The Definition of Normal

What exactly constitutes a so-called normal relationship (marriage, dating)? Is spending too much time together a bad thing? Is spending too little time together equally-bad?

I know some couples who do EVERYTHING together. They want to spend as much time together as possible, and even when they're not together, they're always in touch. Is that a bad thing? Is it borderline obsessive?

I also know some couples who don't spend all that much time together. They go off and do their own thing most of the time, but come together for some good quality time. Does that mean that they don't care about each other? Or does it just mean that they have different interests but that the time that they spend together is extra-special?

Is there such a thing as a middle-ground? There most likely is. But how many couples have this middle ground relationship? How many couples' relationships fall under either extreme? Are the extreme ends considered to be unbalanced/unhealthy, or are they just a reflection of the personalities of the two individuals involved in the relationship?
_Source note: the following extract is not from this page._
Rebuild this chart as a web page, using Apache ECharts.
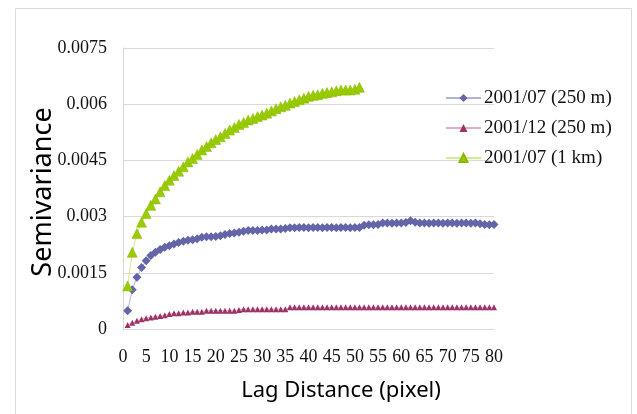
<!DOCTYPE html>
<html><head><meta charset="utf-8">
<script src="https://cdn.jsdelivr.net/npm/echarts@6/dist/echarts.min.js"></script>
<style>html,body{margin:0;padding:0;background:#fff}#c{width:637px;height:414px}</style>
</head><body><div id="c"></div>
<script>
// Semivariogram data (lag distance in pixels)
const seriesNames = ['2001/07 (250 m)', '2001/12 (250 m)', '2001/07 (1 km)'];
const yTicks = [0, 0.0015, 0.003, 0.0045, 0.006, 0.0075];
const xTicks = [0, 5, 10, 15, 20, 25, 30, 35, 40, 45, 50, 55, 60, 65, 70, 75, 80];

const jul250 = [
  0.00049, 0.00105, 0.00138, 0.00164, 0.00182, 0.00196, 0.00205, 0.00212, 0.00218, 0.00222,
  0.00227, 0.00231, 0.00234, 0.00237, 0.00238, 0.00241, 0.00245, 0.00246, 0.00246, 0.00247,
  0.00249, 0.00252, 0.00255, 0.00256, 0.00258, 0.00261, 0.00263, 0.00263, 0.00263, 0.00264,
  0.00264, 0.00267, 0.00267, 0.00267, 0.00268, 0.00270, 0.00270, 0.00271, 0.00271, 0.00270,
  0.00271, 0.00271, 0.00270, 0.00271, 0.00271, 0.00270, 0.00271, 0.00271, 0.00270, 0.00271,
  0.00271, 0.00277, 0.00278, 0.00278, 0.00279, 0.00283, 0.00283, 0.00282, 0.00283, 0.00283,
  0.00284, 0.00289, 0.00285, 0.00283, 0.00283, 0.00282, 0.00283, 0.00283, 0.00282, 0.00283,
  0.00283, 0.00282, 0.00283, 0.00283, 0.00282, 0.00283, 0.00281, 0.00279, 0.00278, 0.00279
];
const dec250 = [
  0.00011, 0.00017, 0.00022, 0.00026, 0.00029, 0.00031, 0.00033, 0.00035, 0.00037, 0.00040,
  0.00042, 0.00042, 0.00044, 0.00044, 0.00046, 0.00046, 0.00046, 0.00049, 0.00049, 0.00049,
  0.00049, 0.00049, 0.00049, 0.00049, 0.00051, 0.00053, 0.00053, 0.00053, 0.00053, 0.00053,
  0.00053, 0.00053, 0.00053, 0.00053, 0.00053, 0.00058, 0.00058, 0.00058, 0.00058, 0.00058,
  0.00058, 0.00058, 0.00058, 0.00058, 0.00058, 0.00058, 0.00058, 0.00058, 0.00058, 0.00058,
  0.00058, 0.00058, 0.00058, 0.00058, 0.00058, 0.00058, 0.00058, 0.00058, 0.00058, 0.00058,
  0.00058, 0.00058, 0.00058, 0.00058, 0.00058, 0.00058, 0.00058, 0.00058, 0.00058, 0.00058,
  0.00058, 0.00058, 0.00058, 0.00058, 0.00058, 0.00058, 0.00058, 0.00058, 0.00058, 0.00058
];
const jul1km = [
  0.00115, 0.00205, 0.00255, 0.00285, 0.00308, 0.00330, 0.00347, 0.00366, 0.00383, 0.00397,
  0.00410, 0.00421, 0.00433, 0.00446, 0.00455, 0.00466, 0.00478, 0.00487, 0.00497, 0.00506,
  0.00513, 0.00522, 0.00531, 0.00538, 0.00546, 0.00551, 0.00558, 0.00562, 0.00567, 0.00571,
  0.00576, 0.00582, 0.00588, 0.00593, 0.00597, 0.00603, 0.00607, 0.00612, 0.00616, 0.00621,
  0.00624, 0.00625, 0.00629, 0.00631, 0.00633, 0.00636, 0.00638, 0.00638, 0.00638, 0.00640,
  0.00645
];

function pairs(arr) { return arr.map((v, i) => [i + 1, v]); }

const chart = echarts.init(document.getElementById('c'), null, {renderer: 'canvas'});
const serif = '"Liberation Serif", "DejaVu Serif", serif';
const sans = '"Noto Sans", "Open Sans", sans-serif';
const gridColor = '#d9d9d9';

chart.setOption({
  animation: false,
  backgroundColor: '#fff',
  grid: {left: 123, right: 143, top: 48, bottom: 85, containLabel: false},
  xAxis: {
    type: 'value', min: xTicks[0], max: xTicks[xTicks.length - 1], interval: 5,
    axisLine: {show: true, onZero: false, lineStyle: {color: gridColor, width: 1}},
    axisTick: {show: false},
    splitLine: {show: false},
    axisLabel: {color: '#111', fontFamily: serif, fontSize: 18, margin: 19}
  },
  yAxis: {
    type: 'value', min: yTicks[0], max: yTicks[yTicks.length - 1], interval: 0.0015,
    axisLine: {show: true, lineStyle: {color: gridColor, width: 1}},
    axisTick: {show: false},
    splitLine: {show: true, lineStyle: {color: gridColor, width: 1}},
    axisLabel: {
      color: '#111', fontFamily: serif, fontSize: 18, margin: 16,
      formatter: v => String(parseFloat(v.toFixed(4)))
    }
  },
  legend: {
    orient: 'vertical', left: 445, top: 88, itemGap: 10, padding: 0,
    itemWidth: 35, itemHeight: 10,
    textStyle: {fontFamily: serif, fontSize: 19, color: '#111', lineHeight: 20, padding: [0, 0, 0, -2]},
    data: seriesNames
  },
  graphic: [
    {type: 'rect', shape: {x: 15.5, y: 8.5, width: 616, height: 420},
     style: {fill: null, stroke: gridColor, lineWidth: 1}, silent: true, z: -1},
    {type: 'text', x: 43, y: 192, rotation: Math.PI / 2,
     style: {text: 'Semivariance', font: '27px ' + sans, fill: '#000', align: 'center', verticalAlign: 'middle'}},
    {type: 'text', x: 341, y: 391,
     style: {text: 'Lag Distance (pixel)', font: '22px ' + sans, fill: '#000', align: 'center', verticalAlign: 'middle'}}
  ],
  series: [
    {name: seriesNames[0], type: 'line', data: pairs(jul250),
     symbol: 'diamond', symbolSize: 9,
     itemStyle: {color: '#6464a8'},
     lineStyle: {color: '#b3b3da', width: 1}},
    {name: seriesNames[1], type: 'line', data: pairs(dec250),
     symbol: 'triangle', symbolSize: 6,
     itemStyle: {color: '#9c3367'},
     lineStyle: {color: '#dcb0c6', width: 1}},
    {name: seriesNames[2], type: 'line', data: pairs(jul1km),
     symbol: 'triangle', symbolSize: 10,
     itemStyle: {color: '#99cc00', borderColor: '#88b800', borderWidth: 0.5},
     lineStyle: {color: '#d4ea90', width: 1}}
  ]
});
</script></body></html>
My personal opinion is that each relationship is unique, and that couples in successful relationships manage to tailor their relationships around their personalities. They do what works best. I also think that successful relationships evolve with time. This isn't necessarily a bad thing. In fact, I see it as a good thing. Evolution, after all, comes about to accommodate changing circumstances. In the case of a relationship, we can see evolution due to change in relationship status (going from dating to being married), or due to the arrival of a baby. The evolution may be subtle, yet significant. Maybe a married couple who spent all of their time together now must spend more time apart after the arrival of a baby in order to give one of the parents a well-deserved break. Or maybe a married couple who spent more time apart before having a baby comes together more BECAUSE of the baby.

Whatever your relationship may be, one thing matters: happiness. If you're happy, then hey, do whatever floats your boat, right?

Readers: What's your relationship to your significant other like?